Why am I doing this?
- Read Her Diary
- Sep 4, 2024
- 3 min read

Disclaimer: This will be the only post that breaks from the diary format. Before diving into the personal entries of my real life, I wanted to explain why I’ve created this website and what you can expect. Every post from here on out will be raw, unfiltered, and told as if you’ve stumbled upon my private journal. Welcome to my story.
Why am I doing this? Writing my real-life actual diary online for the entire world to see. What's wrong with me? Why can't I be "normal" and keep this private? Any normal personal would just write this down in an actual physical journal. Or perhaps, if they're like me and get the slightest hand cramp after 3 minutes of writing, they'd just open up a Google or Word Doc on their computer and type away. I guess I could also just write in my Notes app on my phone. Especially since I'm constantly on my phone. About 7 hours a day according to my screen time stats. But I'm not normal....Obviously. So, here we are.

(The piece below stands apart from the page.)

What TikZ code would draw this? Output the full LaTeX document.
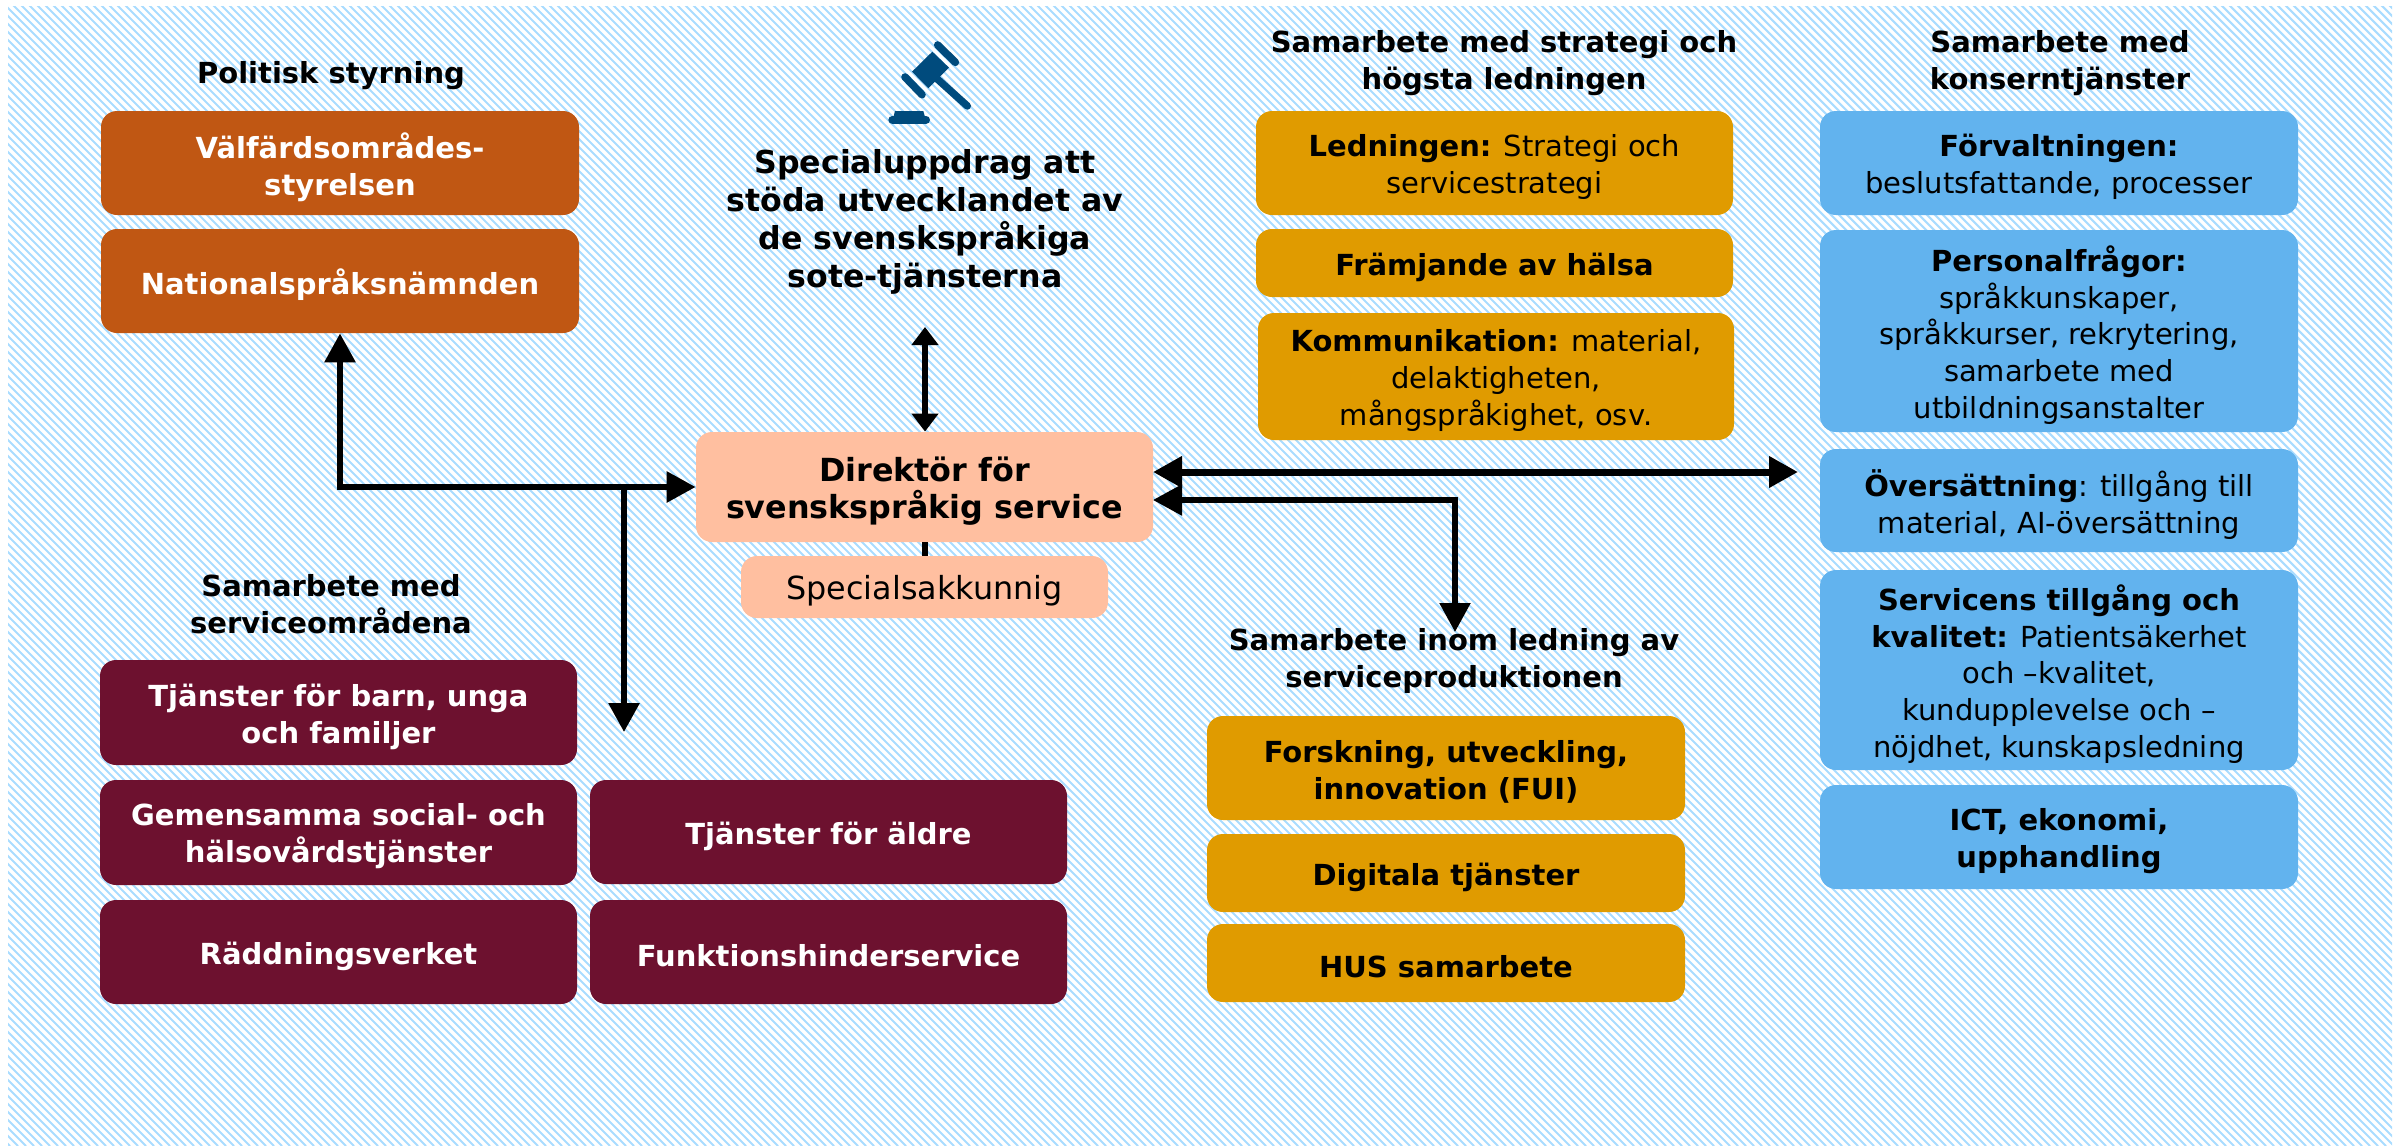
\documentclass[tikz,border=0pt]{standalone}
\usepackage{fontspec}
\setmainfont{DejaVu Sans}
\usetikzlibrary{arrows.meta,calc}
\definecolor{bgline}{HTML}{A9DCFF}
\definecolor{cbrown}{HTML}{C05713}
\definecolor{cmaroon}{HTML}{6D112F}
\definecolor{cgold}{HTML}{E09B00}
\definecolor{cblue}{HTML}{62B3EE}
\definecolor{cpeach}{HTML}{FFBFA0}
\definecolor{cgavel}{HTML}{004B7D}
\tikzset{
  x=0.5pt,y=-0.5pt,
  boxbase/.style={rounded corners=8pt,inner sep=0pt,align=center,
    font=\fontsize{14.5}{18.4}\selectfont},
  brownbox/.style={boxbase,fill=cbrown,text=white,font=\fontsize{14.5}{18.4}\selectfont\bfseries},
  maroonbox/.style={boxbase,fill=cmaroon,text=white,font=\fontsize{14.5}{18.4}\selectfont\bfseries},
  goldbox/.style={boxbase,fill=cgold,text=black},
  bluebox/.style={boxbase,fill=cblue,text=black},
  peachbox/.style={boxbase,fill=cpeach,text=black},
  heading/.style={inner sep=0pt,align=center,font=\fontsize{14.5}{18.4}\selectfont\bfseries},
  bigheading/.style={inner sep=0pt,align=center,font=\fontsize{15.8}{19}\selectfont\bfseries},
  conn/.style={line width=3pt,black},
  connthin/.style={line width=2.7pt,black},
  tiphead/.style={-{Triangle[length=14.5pt,width=15pt]}},
  tiptwo/.style={{Triangle[length=14.5pt,width=15pt]}-{Triangle[length=14.5pt,width=15pt]}},
  tipshort/.style={{Triangle[length=9pt,width=13pt]}-{Triangle[length=9pt,width=13pt]}},
}
\newcommand{\bx}[7]{%
  \pgfmathsetmacro{\bxw}{(#5-#3)*0.5}%
  \pgfmathsetmacro{\bxh}{(#6-#4)*0.5}%
  \node[#2,minimum width=\bxw pt,minimum height=\bxh pt] (#1) at ({(#3+#5)/2},{(#4+#6)/2}) {};%
  \node[#2,fill=none,yshift=-2pt] (#1t) at (#1.center) {#7};}
\begin{document}
\begin{tikzpicture}
\useasboundingbox (0,0) rectangle (2405,1146);
% hatched background
\begin{scope}
\clip (8,6) rectangle (2392,1146);
\foreach \s in {-1144,-1136,...,2400}{
  \draw[bgline,line width=1.05pt] (\s,0) -- (\s+1146,1146);
}
\end{scope}

% headings
\node[heading] (hpol) at (331,76) {Politisk styrning};
\node[heading] (hstr) at (1504,63) {Samarbete med strategi och\\högsta ledningen};
\node[heading] (hkon) at (2060,63) {Samarbete med\\konserntjänster};
\node[heading] (hser) at (331,604) {Samarbete med\\serviceområdena};
\node[heading] (hled) at (1454,661) {Samarbete inom ledning av\\serviceproduktionen};
\node[bigheading] (hspc) at (925,222) {Specialuppdrag att\\stöda utvecklandet av\\de svenskspråkiga\\sote-tjänsterna};

% political
\bx{valf}{brownbox}{101}{111}{579}{215}{Välfärdsområdes-\\styrelsen}
\bx{nat}{brownbox}{101}{229}{579}{333}{Nationalspråksnämnden}

% director
\bx{dir}{peachbox}{696}{432}{1153}{542}{\fontsize{15.9}{19}\selectfont\bfseries Direktör för\\\fontsize{15.9}{19}\selectfont\bfseries svenskspråkig service}
\bx{spec}{peachbox}{741}{556}{1108}{618}{\fontsize{15.9}{19}\selectfont Specialsakkunnig}

% service areas
\bx{barn}{maroonbox}{100}{660}{577}{765}{Tjänster för barn, unga\\och familjer}
\bx{gem}{maroonbox}{100}{780}{577}{885}{Gemensamma social- och\\hälsovårdstjänster}
\bx{radd}{maroonbox}{100}{900}{577}{1004}{Räddningsverket}
\bx{ald}{maroonbox}{590}{780}{1067}{884}{Tjänster för äldre}
\bx{funk}{maroonbox}{590}{900}{1067}{1004}{Funktionshinderservice}

% strategy
\bx{led}{goldbox}{1256}{111}{1733}{215}{\textbf{Ledningen:} Strategi och\\servicestrategi}
\bx{fram}{goldbox}{1256}{229}{1733}{297}{\textbf{Främjande av hälsa}}
\bx{kom}{goldbox}{1258}{313}{1734}{440}{\textbf{Kommunikation:} material,\\delaktigheten,\\mångspråkighet, osv.}

% service production
\bx{fui}{goldbox}{1207}{716}{1685}{820}{\textbf{Forskning, utveckling,}\\\textbf{innovation (FUI)}}
\bx{dig}{goldbox}{1207}{834}{1685}{912}{\textbf{Digitala tjänster}}
\bx{hus}{goldbox}{1207}{924}{1685}{1002}{\textbf{HUS samarbete}}

% corporate services
\bx{forv}{bluebox}{1820}{111}{2298}{215}{\textbf{Förvaltningen:}\\beslutsfattande, processer}
\bx{pers}{bluebox}{1820}{230}{2298}{432}{\textbf{Personalfrågor:}\\språkkunskaper,\\språkkurser, rekrytering,\\samarbete med\\utbildningsanstalter}
\bx{over}{bluebox}{1820}{449}{2298}{552}{\textbf{Översättning}: tillgång till\\material, AI-översättning}
\bx{serv}{bluebox}{1820}{570}{2298}{770}{\textbf{Servicens tillgång och}\\\textbf{kvalitet:} Patientsäkerhet\\och –kvalitet,\\kundupplevelse och –\\nöjdhet, kunskapsledning}
\bx{ict}{bluebox}{1820}{785}{2298}{889}{\textbf{ICT, ekonomi,}\\\textbf{upphandling}}

% connector end points
\coordinate (jn) at (624,487);
\coordinate (dropend) at (624,732);
\coordinate (upend) at (925,327);
\coordinate (rt1) at (1153,472);
\coordinate (rt1end) at (1798,472);
\coordinate (rt2) at (1153,500);
\coordinate (rt2end) at (1455,632);

% connectors
\draw[conn,{Triangle[length=14.5pt,width=15pt]}-{Triangle[length=14.5pt,width=15pt]}] (nat.south) |- (dir.west);
\draw[conn,tiphead] (jn) -- (dropend);
\draw[conn,tipshort] (upend) -- (upend |- dir.north);
\draw[conn] (dir.south) -- (spec.north);
\draw[line width=3.5pt,tiptwo] (rt1) -- (rt1end);
\draw[connthin,tiptwo] (rt2) -| (rt2end);

% gavel icon
\begin{scope}[shift={(850,30)},x=0.1667pt,y=-0.1667pt]
\fill[cgavel] (247,65) -- (297,113) -- (235,175) -- (186,125) -- cycle;
\draw[cgavel,line width=3.8pt,line cap=round] (263,45) -- (316,97);
\draw[cgavel,line width=3.8pt,line cap=round] (165,141) -- (216,194);
\draw[cgavel,line width=3.7pt,line cap=round] (263,148) -- (352,228);
\draw[cgavel,line width=4pt,line cap=round] (127,269) -- (228,269);
\fill[cgavel] (135,243) -- (220,243) -- (225,262) -- (130,262) -- cycle;
\end{scope}
\end{tikzpicture}
\end{document}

Don't get me wrong. I've been a journal gal all my life. Up until high school, I suppose. My closet is stacked with about 6 journals that I dare not open. Reading old diary entries is like listening to your voice on a recording. It's weird, cringy, awkward, funny, sad, etc. I will admit that this time around I tried to do this the old fashion way...I spent $28.72 on Amazon on a journal that I was sure to write in. My hand cramped after a few minutes and I felt like I was masking in my own personal journal. It was weird. Here's what I wrote,
"I wanted to start writing in a journal again because I feel like life is passing by so quickly, my memory hasn't been the best, and I hope one of my kids or future great grandchildren will enjoy this. haha. All I'm saying is how cool would it be for me if I had my great grandma's journal? Pretty cool! Today I'm working from home. However, I'm part of a Fantasy Football League that's currently having it's draft. So that's running in the background of my computer. I work for ______ as their ______. It's a fun yet stressful job."
What the actual heck...I mean I'm not lying. It would be super juicy to read my grand grandmother's journal. My memory hasn't been the best lately...and life is passing by quickly. However, I wasn't being my true authentic self. I was writing the journal as if someone was reading over my shoulder. Plus, my hand cramp was making me not want to write everything down. I hate to admit this but I was going to start highlighting items just to shorten the amount of words I'd have to write. haha!
I know it's backwards thinking but I'm basically doing the opposite with this online diary/journal. I'm going to write as if no one will ever read it. Actually, maybe no one will ever ready this. Which is fine by me. Besides, I'm not sure how popular the Google Search term, "secret online diary" is. Lol...I'm actually hoping it's not a very popular search term. I'm considering this a sort of therapeutic diary and I'm doing this for myself. I have no intention of hurting anyone's feelings and by remaining anonymous, I won't feel pressured to write this, "the right way". I can be my true self. I'm hoping this will allow me to document my life, the good, the bad, the amazing, the heartbreaking etc... Added bonus if this somehow helps me heal from my past traumas. Haha jk jk.
I sincerely apologize in advance for my scatter-brain thoughts and grammatical errors.